Signs of a weaker housing market and a gloomier outlook on the economy gave investors more reasons to dump stocks Wednesday.
NEW YORK (AP) — Signs of a weaker housing market and a gloomier outlook on the economy gave investors more reasons to dump stocks.
Major market indexes fell Wednesday after the Commerce Department said new home sales dropped for the first time in five months. Sales dropped 3.6 percent in September to 402,000. Analysts had expected an increase.
The Dow Jones industrial average fell 119 points, or 1.2 percent. The Nasdaq composite index slid 2.7 percent, while the Russell 2000 index of smaller companies tumbled 3.5 percent. Many of the stocks in both indexes are considered more risky and so they suffered some of the biggest losses.

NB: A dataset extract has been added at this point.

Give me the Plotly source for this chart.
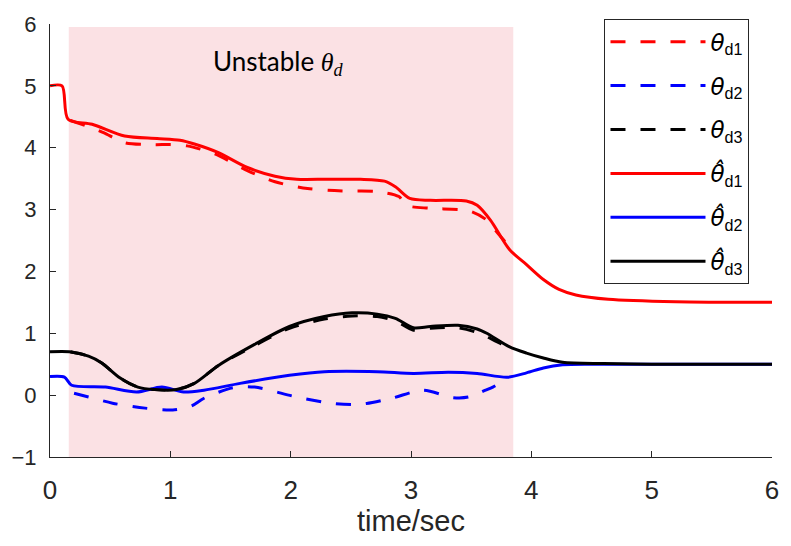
import plotly.graph_objects as go

# ---- data ----
unstable_start = 0.156
unstable_end = 3.85
unstable_top = 5.95

t_d1 = [0.17, 0.35, 0.45, 0.62, 0.86, 1.0, 1.14, 1.37, 1.64, 1.87, 2.14, 2.43, 2.72, 2.9, 2.96, 3.16, 3.48, 3.63, 3.72, 3.85]
v_d1 = [4.44, 4.32, 4.24, 4.08, 4.05, 4.05, 4.03, 3.9, 3.63, 3.45, 3.34, 3.3, 3.29, 3.21, 3.07, 3.02, 2.98, 2.83, 2.62, 2.33]

t_d2 = [0.2, 0.32, 0.52, 0.79, 1.02, 1.17, 1.28, 1.52, 1.7, 2.05, 2.33, 2.57, 2.84, 3.1, 3.35, 3.48, 3.62, 3.68, 3.8]
v_d2 = [0.03, -0.03, -0.13, -0.21, -0.24, -0.18, -0.05, 0.12, 0.13, -0.03, -0.13, -0.15, -0.05, 0.08, -0.04, -0.03, 0.08, 0.13, 0.27]

t_d3 = [0.17, 0.32, 0.43, 0.58, 0.73, 0.87, 1.05, 1.2, 1.4, 1.7, 1.99, 2.28, 2.51, 2.72, 2.87, 3.02, 3.16, 3.39, 3.57, 3.75, 3.85]
v_d3 = [0.7, 0.63, 0.52, 0.28, 0.13, 0.09, 0.09, 0.19, 0.48, 0.8, 1.08, 1.23, 1.28, 1.27, 1.2, 1.05, 1.08, 1.09, 1.0, 0.83, 0.77]

t_h1 = [0, 0.1, 0.15, 0.35, 0.62, 0.89, 1.08, 1.2, 1.4, 1.64, 1.87, 2.05, 2.3, 2.58, 2.78, 2.87, 2.99, 3.16, 3.46, 3.55, 3.66, 3.82, 3.96, 4.1, 4.23, 4.37, 4.64, 5.2, 6.0]
v_h1 = [5.0, 5.0, 4.46, 4.38, 4.19, 4.15, 4.12, 4.06, 3.92, 3.68, 3.54, 3.49, 3.49, 3.49, 3.46, 3.37, 3.18, 3.15, 3.14, 3.07, 2.83, 2.35, 2.11, 1.87, 1.71, 1.62, 1.55, 1.51, 1.5]

t_h2 = [0, 0.12, 0.18, 0.46, 0.72, 0.93, 1.11, 1.28, 1.58, 1.99, 2.28, 2.72, 3.02, 3.31, 3.55, 3.8, 3.96, 4.1, 4.26, 4.5, 5.0, 6.0]
v_h2 = [0.3, 0.29, 0.16, 0.13, 0.05, 0.13, 0.05, 0.08, 0.19, 0.32, 0.38, 0.38, 0.35, 0.37, 0.35, 0.29, 0.36, 0.44, 0.49, 0.5, 0.5, 0.5]

t_h3 = [0, 0.16, 0.32, 0.43, 0.58, 0.73, 0.87, 1.05, 1.2, 1.4, 1.7, 1.99, 2.28, 2.51, 2.72, 2.87, 3.02, 3.16, 3.39, 3.55, 3.63, 3.82, 3.96, 4.1, 4.26, 4.6, 5.0, 6.0]
v_h3 = [0.7, 0.7, 0.63, 0.52, 0.28, 0.13, 0.09, 0.09, 0.19, 0.48, 0.82, 1.11, 1.27, 1.33, 1.31, 1.24, 1.09, 1.11, 1.13, 1.07, 1.0, 0.78, 0.68, 0.6, 0.53, 0.51, 0.5, 0.5]

x_ticks = [0, 1, 2, 3, 4, 5, 6]
y_ticks = [-1, 0, 1, 2, 3, 4, 5, 6]

SANS = 'Liberation Sans Narrow, Liberation Sans, Arial, sans-serif'


def lab(hat, k):
    th = 'θ\u0302' if hat else 'θ'
    th = '<span style="font-family:DejaVu Sans"><i>%s</i></span>' % th
    return th + '<sub><span style="font-family:Liberation Sans">d%d</span></sub>' % k


series = [
    (t_d1, v_d1, lab(False, 1), '#FF0000', '15px,15px'),
    (t_d2, v_d2, lab(False, 2), '#0000FF', '15px,15px'),
    (t_d3, v_d3, lab(False, 3), '#000000', '15px,15px'),
    (t_h1, v_h1, lab(True, 1), '#FF0000', 'solid'),
    (t_h2, v_h2, lab(True, 2), '#0000FF', 'solid'),
    (t_h3, v_h3, lab(True, 3), '#000000', 'solid'),
]

fig = go.Figure()
for i, (t, v, name, col, dash) in enumerate(series):
    fig.add_trace(go.Scatter(
        x=t, y=v, name=name, mode='lines', legendgroup=f'g{i}',
        line=dict(color=col, width=3, dash=dash, shape='spline', smoothing=0.8),
    ))

fig.add_shape(type='rect', xref='x', yref='y', x0=unstable_start, x1=unstable_end,
              y0=-1, y1=unstable_top, fillcolor='#FBE1E4', line=dict(width=0), layer='below')

fig.add_annotation(x=1.9, y=5.37, xref='x', yref='y', showarrow=False,
                   text='Unstable <span style="font-family:Liberation Serif"><i>θ<sub>d</sub></i></span>',
                   font=dict(family='Lato', size=26, color='black'))

axis_common = dict(showgrid=False, zeroline=False, showline=True, linecolor='#262626', linewidth=1,
                   ticks='inside', ticklen=6, tickcolor='#262626', mirror=False)

fig.update_layout(
    width=791, height=546,
    margin=dict(l=48, r=13, t=19, b=89),
    plot_bgcolor='white', paper_bgcolor='white',
    xaxis=dict(range=[0, 6], tickvals=x_ticks, ticklabelstandoff=10,
               tickfont=dict(family=SANS, size=26, color='#262626'),
               title=dict(text='time/sec', font=dict(family=SANS, size=29, color='#262626'), standoff=6),
               **axis_common),
    yaxis=dict(range=[-1, 6], tickvals=y_ticks, ticklabelstandoff=8,
               tickfont=dict(family=SANS, size=22, color='#262626'), **axis_common),
    legend=dict(x=0.768, y=1.011, xanchor='left', yanchor='top', bgcolor='white',
                bordercolor='#262626', borderwidth=1, tracegroupgap=11, itemwidth=95,
                maxheight=400,
                font=dict(family='Liberation Serif', size=23, color='black')),
    showlegend=True,
)

fig.write_html('out.html')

The retreat came as Goldman Sachs Group Inc. added to investors’ unease by reducing its expectation for the nation’s economic output for the July-September period. Goldman Sachs predicts third-quarter gross domestic product rose at an annual rate of 2.7 percent, weaker than its earlier forecast of 3 percent.
The government’s report on third-quarter GDP is due Thursday. Economists are looking for growth at an annual rate of 3.3 percent after a record four straight quarters of contraction.
The day’s slide signaled that investors were reassessing their hopes for a recovery in the economy. Demand for safe-havens like Treasurys rose. Stocks of consumer staples companies like Procter & Gamble Co., which makes Tide detergent and Gillette razors, edged higher.
Analysts said the market’s slide in the past week isn’t surprising given the size of the advance in the last eight months and only mixed economic readings.
“I’m not panicked at the moment,” said Manny Weintraub, president of Integre Advisors in New York. “I don’t think anyone expected a super robust recovery.”
Stocks struggled Tuesday after a disappointing report on consumer confidence stirred worries about the strength of the coming holiday shopping period.
According to preliminary calculations, the Dow fell 119.48, or 1.2 percent, to 9,762.69.
The broader Standard & Poor’s 500 index fell for the fourth straight day, sliding 20.78, or 2 percent, to 1,042.63. The Nasdaq fell 56.48, or 2.7 percent, to 2,059.61.